I can’t tell you how many breads I baked in the last week of August. Five? Eight? There were so many that we had to start storing them in cupboards and throwing them away. And still, I kept baking, because the process of kneading and punching and letting the dough to rise kept my mind on something other than loss.
Towards the end of August, my godmother Kristen passed away at the age of 51. In the days and weeks since, I’ve wrestled with waves of sadness that crash over me seemingly at random. Sometimes it feels so impossible that she’s gone that I think it must all be some sort of misunderstanding. And then I try to talk about a memory, or I find tea she bought me, and I fall apart all over again, as though the news is breaking for the first time. Last week, Ken had to hold me up outside the grocery store because I couldn’t stop crying. Tonight, I saw someone wearing a sweater that reminded me of Kristen’s, and I struggled to hold back tears.
I have nothing new to share; no wise words on grief that haven’t been said a hundred times, in words more beautiful than mine. But Kristen loved these words, and she loved this blog. Towards the end of her life, I found out that she used to email the posts in which I mentioned her to her family. Writing now makes me feel a little bit closer to her, despite the endlessness of the void between us. And so, when I want to focus on something other than the grief, I bake; and when I am willing to let the grief in, I write.
It hurts to write about her. A lot of things hurt right now. But I know that they also heal, and so I keep doing them.
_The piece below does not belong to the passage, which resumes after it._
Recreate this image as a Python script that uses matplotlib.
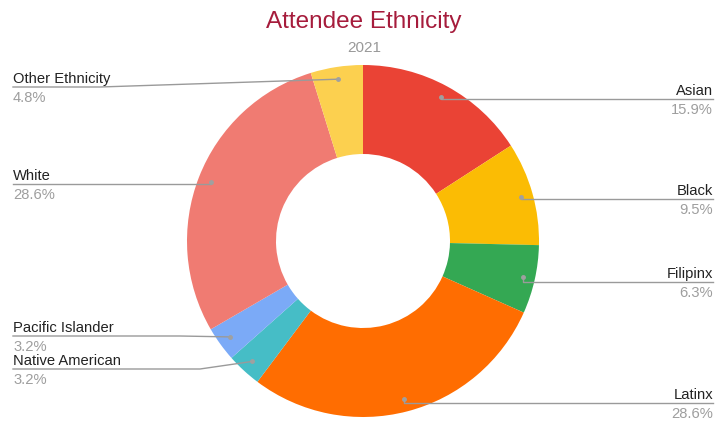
import numpy as np
import matplotlib
matplotlib.use("Agg")
import matplotlib.pyplot as plt

plt.rcParams['font.family'] = ['Liberation Sans', 'DejaVu Sans']

# data
labels = ['Asian', 'Black', 'Filipinx', 'Latinx', 'Native American',
          'Pacific Islander', 'White', 'Other Ethnicity']
values = [15.9, 9.5, 6.3, 28.6, 3.2, 3.2, 28.6, 4.8]
colors = ['#ea4335', '#fbbc04', '#34a853', '#ff6d01', '#46bdc6',
          '#7baaf7', '#f07b72', '#fcd04f']

W, H = 728, 422
cx, cy = 363, H - 241
R = 176

fig = plt.figure(figsize=(7.28, 4.22), dpi=100)
ax = fig.add_axes([0, 0, 1, 1])
ax.pie(values, colors=colors, startangle=90, counterclock=False,
       center=(cx, cy), radius=R,
       wedgeprops=dict(width=89, edgecolor='none', linewidth=0))
ax.set_xlim(0, W)
ax.set_ylim(0, H)
ax.set_aspect('equal')
ax.axis('off')

# label layout: side, line y (px from top), knee x
layout = {
    'Asian': ('r', 99, None),
    'Black': ('r', 199, None),
    'Filipinx': ('r', 282, None),
    'Latinx': ('r', 403, None),
    'Native American': ('l', 369, 200),
    'Pacific Islander': ('l', 336, 180),
    'White': ('l', 184, None),
    'Other Ethnicity': ('l', 87, 100),
}

total = sum(values)
cum = 0
for lab, v in zip(labels, values):
    mid = (cum + v / 2) / total
    cum += v
    ang = np.deg2rad(90 - 360 * mid)
    dx = cx + 0.93 * R * np.cos(ang)
    dy = cy + 0.93 * R * np.sin(ang)
    side, ly, knee = layout[lab]
    ly = H - ly
    if side == 'r':
        ex, ha = 713, 'right'
    else:
        ex, ha = 13, 'left'
    kx = dx if knee is None else knee
    ax.plot([dx, kx, ex], [dy, ly, ly], color='#9a9a9a', lw=1, zorder=3)
    ax.plot(dx, dy, 'o', color='#a0a0a0', ms=2.5, zorder=4)
    ax.text(ex, ly + 4, lab, ha=ha, va='baseline', fontsize=10.6, color='#222222')
    ax.text(ex, ly - 15, '%.1f%%' % v, ha=ha, va='baseline', fontsize=10.6,
            color='#9e9e9e')

ax.text(W / 2, H - 28, 'Attendee Ethnicity', ha='center', va='baseline',
        fontsize=17.5, color='#a61c3c')
ax.text(W / 2, H - 52, '2021', ha='center', va='baseline',
        fontsize=11, color='#999999')

fig.savefig('out.png', dpi=100)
She would have wanted the world to keep turning, even if I wish it would have stopped for her. She would have wanted me to keep moving forward, even as I keep looking back. So the world turns, and I walk on, and I carry the memories with me as I do.
I am so so sorry for your loss. It is so clear from how you write, just how much you loved your godmother and what a blessing you would have been to each other. Thinking of you
Thank you so much, Estelle. She is and was a blessing to me and I am glad that my heart shines through in this writing, as the writing is one of the few things that comforts me. Thank you for reading.